= Harry Tomlinson =

English cricketer

Harry Tomlinson (18 February 1886 – 29 November 1944) was an English cricketer. He was a left-handed batsman and a right-arm offbreak bowler who played for Glamorgan. He was born in Earl Shilton and died in Briton Ferry.

Tomlinson made his Minor Counties debut during 1920, striking 73 against Carmarthenshire during the summer, having previously played as a professional for Briton Ferry Town and Briton Ferry Steel, the two local cricket teams in the Welsh town where he lived for over 25 years.

During the same summer, Tomlinson hit an innings of 73 against Carmarthenshire, and was noticed by Glamorgan, where he moved with immediate effect. Tomlinson made his County Championship debut against Somerset in an innings defeat spearheaded by the opponents' opening pair of Randall Johnson and Sydney Rippon, who each scored centuries in the first innings. Tomlinson played two further matches during the 1921 season, and Glamorgan finished bottom of the County Championship table with just two wins under their belt.
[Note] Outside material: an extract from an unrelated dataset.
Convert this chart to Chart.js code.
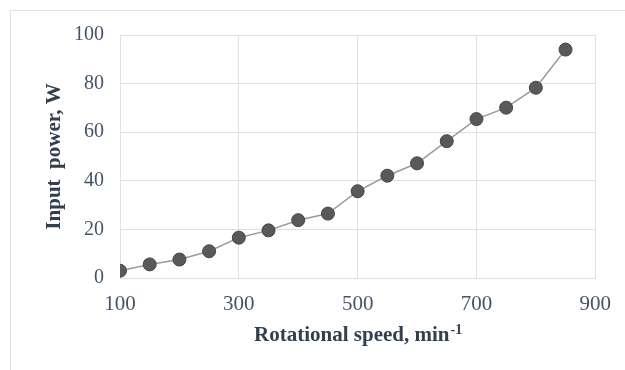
<!DOCTYPE html>
<html>
<head>
<meta charset="utf-8">
<script src="https://cdn.jsdelivr.net/npm/chart.js@4/dist/chart.umd.min.js"></script>
<style>
html,body{margin:0;padding:0;background:#fff;}
#c{display:block;}
</style>
</head>
<body>
<canvas id="c" width="625" height="370"></canvas>
<script>
const speeds = [100,150,200,250,300,350,400,450,500,550,600,650,700,750,800,850];
const power = [3.0,5.6,7.6,11.0,16.6,19.6,23.8,26.5,35.7,42.1,47.2,56.3,65.4,70.1,78.3,94.0];
const xTitle = "Rotational speed, min";
const xTitleSup = "-1";
const yTitle = "Input  power, W";

const titleColor = '#323f4f';
const tickColor = '#44546a';
const gridColor = '#d9e1ea';

const decor = {
  id: 'decor',
  beforeDraw(chart) {
    const ctx = chart.ctx;
    ctx.save();
    ctx.fillStyle = '#fff';
    ctx.fillRect(0,0,chart.width,chart.height);
    ctx.strokeStyle = '#dfe3e8';
    ctx.lineWidth = 1;
    ctx.strokeRect(10.5, 10.5, 700, 420);
    ctx.restore();
  },
  afterDraw(chart) {
    const ctx = chart.ctx;
    const a = chart.chartArea;
    ctx.save();
    ctx.fillStyle = titleColor;
    // x title with superscript
    const mainFont = 'bold 21px "Liberation Serif"';
    const supFont = 'bold 14px "Liberation Serif"';
    ctx.font = mainFont;
    const w1 = ctx.measureText(xTitle).width;
    ctx.font = supFont;
    const w2 = ctx.measureText(xTitleSup).width;
    const cx = (a.left + a.right) / 2;
    const x0 = cx - (w1 + w2) / 2;
    ctx.textBaseline = 'alphabetic';
    ctx.textAlign = 'left';
    ctx.font = mainFont;
    ctx.fillText(xTitle, x0, 341);
    ctx.font = supFont;
    ctx.fillText(xTitleSup, x0 + w1 + 1, 334);
    // y title
    ctx.translate(55, (a.top + a.bottom) / 2);
    ctx.rotate(-Math.PI / 2);
    ctx.font = mainFont;
    ctx.textAlign = 'center';
    ctx.textBaseline = 'middle';
    ctx.fillText(yTitle, 0, 0);
    ctx.restore();
  }
};

new Chart(document.getElementById('c'), {
  type: 'line',
  data: {
    datasets: [{
      data: speeds.map((s, i) => ({x: s, y: power[i]})),
      borderColor: '#9a9a9a',
      borderWidth: 1.5,
      pointRadius: 6.5,
      pointBackgroundColor: '#595959',
      pointBorderColor: '#454545',
      pointBorderWidth: 1,
      tension: 0
    }]
  },
  options: {
    responsive: false,
    animation: false,
    layout: {padding: {top: 35, right: 29, left: 0, bottom: 0}},
    plugins: {legend: {display: false}, tooltip: {enabled: false}},
    scales: {
      x: {
        type: 'linear',
        min: 100, max: 900,
        ticks: {stepSize: 200, color: tickColor, font: {family: '"Liberation Serif"', size: 21}, padding: 14},
        grid: {color: gridColor, drawTicks: false, lineWidth: 1},
        border: {color: gridColor},
        afterFit(s) { s.height = 92; }
      },
      y: {
        min: 0, max: 100,
        ticks: {stepSize: 20, color: tickColor, font: {family: '"Liberation Serif"', size: 20}, padding: 16},
        grid: {color: gridColor, drawTicks: false, lineWidth: 1},
        border: {color: gridColor},
        afterFit(s) { s.width = 120; }
      }
    }
  },
  plugins: [decor]
});
</script>
</body>
</html>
Tomlinson returned to play first-class cricket for the team the following season, lining up to bat in three games, all of which ended in defeat. Amazingly, in the six innings he played in this season, he scored a mere two runs more than in the six the previous year, with an identical highest score of 36. Tomlinson played just two further first-class matches, during 1923, though he did not make much impact with the bat and was soon out of the team.

Tomlinson's hit just one first-class wicket, against Northamptonshire in his first game of 1922.